Farrakhan’s fellow travelers

It has become customary to expect rabid comments during Farrakhan’s peroration at the Nation of Islam’s annual Saviours’ Day event and this year’s – which took place last weekend – was no different.

Nation of Islam leader Louis Farrakhan addresses the audience at the metropolitan African Methodist Episcopal Church in in Washington June 24, 2015. (photo credit: REUTERS)
Nation of Islam leader Louis Farrakhan addresses the audience at the metropolitan African Methodist Episcopal Church in in Washington June 24, 2015.
(photo credit: REUTERS)
Louis Farrakhan, the 84-year-old leader of the black separatist movement, the Nation of Islam, has certainly lost a lot of the relevance he once possessed in the 1980s. But he hasn’t dropped any of the antisemitic tropes for which he became famous.
It has become customary to expect rabid comments during Farrakhan’s peroration at the Nation of Islam’s annual Saviours’ Day event and this year’s – which took place last weekend – was no different.
He reiterated his term “Synagogue of Satan”; he claimed that Mexican Jews are running Mexico; he said Ukraine, France, Poland and Germany are also under the sway of the Jews; he approvingly cited Rev. Billy Graham and US president Richard Nixon attacking Jews’ “grip on the media” and Hollywood and “how the Jews were responsible for all of this filth and degenerate behavior that Hollywood is putting out turning men into women and women into men.”
“When you want something in this world, the Jew holds the door,” Farrakhan said to applause and shouts of encouragement from the crowd. He went on to compare himself to Jesus, claiming that just as Jesus’s disciples were forced under pressure to denounce their teacher, so too were people like Minnesota Rep. Keith Ellison who are connected to himself.
He even joked to the participants that if they have Jewish bosses, they should hide the fact that they participated in the Saviours’ Day event when they go back to work.
Farrakhan was anticipating the attacks that would be launched on those who dared to take part in the Nation of Islam event. And he was right. These attacks did not take long to come.
Sunday’s story in The Jerusalem Post noted, for instance, noted that Tamika Mallory, the co-president of the Women’s March movement, attended the rally along with other high-profile Women’s March movement leaders such as Linda Sarsour, who refused to condemn Farrakhan’s antisemitic speech.
During a panel at New York City’s New School in November, Sarsour defended Farrakhan by saying, “If what you’re reading all day long, morning and night, in the Jewish media is that Linda Sarsour and Minister Farrakhan are the existential threat to the Jewish community, something really bad’s going to happen and we’re going to miss the mark on it.”
We believe it is perfectly legitimate for Jewish organizations to call out so-called human rights activists for their hypocrisy. On one hand they claim to be fighting discrimination based on one’s race, gender ethnicity or other aspects of a person’s identity that are not chosen, yet at the same time they are willing to associate with crude antisemites like Farrakhan.

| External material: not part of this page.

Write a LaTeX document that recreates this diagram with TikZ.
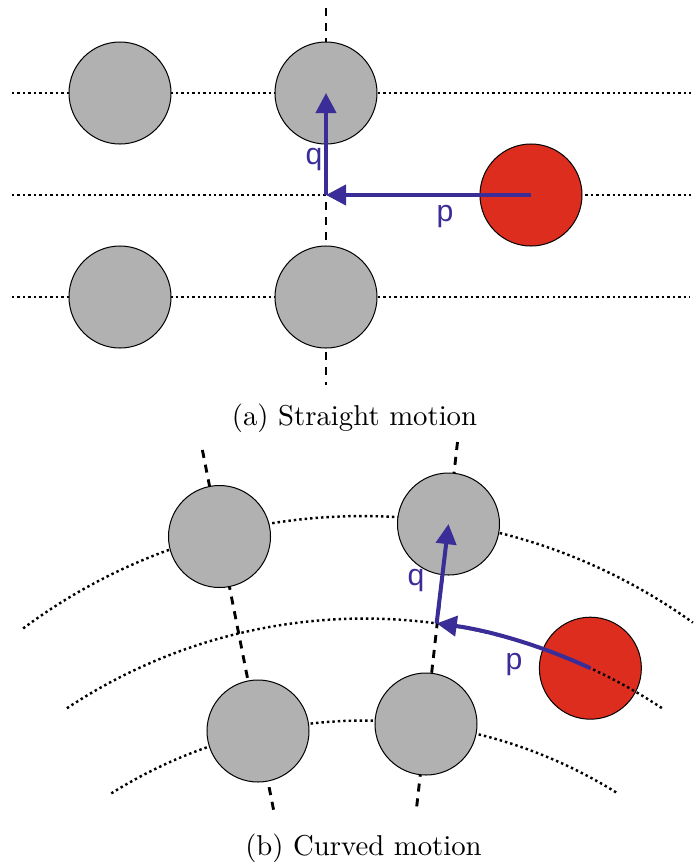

Farrakhan and his fellow travelers resolve the contradiction by claiming, for instance, that given the long history of racial oppression in the US and the Jews’ purported role in that oppression, attacking Jews and Jewish power is a completely legitimate as a form of affirmative action. But similar verbal attacks on blacks, Hispanics or members of the gay community are seen as racist or bigoted because these communities have been victims of oppression.
This point was illustrated when Mysonne, a rapper from the Bronx and left-leaning activist, attempted to defend the Women’s March movement’s Mallory. Yet, as the National Review’s Mairead Mcardle pointed out, Mysonne himself has in the past accused the Jews of oppressing black people, saying in a Twitter post that “Farakahn [sic] has a view of Jews based on the pain and harm that he can prove they’ve inflicted on blacks for hundreds of years!” “To disagree with farakhan [sic] is understandable,” he posted, “but to act as if the violence, pain, control and destruction that people he has evidence that are in fact Jewish have imposed on Blacks is not realistic.”
The twisted logic goes something like this: All Jews are fair game for being derided and lambasted because some Jews might have oppressed black people.
As long as movements such as the Women’s March don’t condemn the likes of Farrakhan and say any antisemitism is unacceptable, they should be kept out of the tent of peace-loving, conflict resolution-seeking organizations.
Their backhanded endorsement of Farrakhan’s views speaks volumes.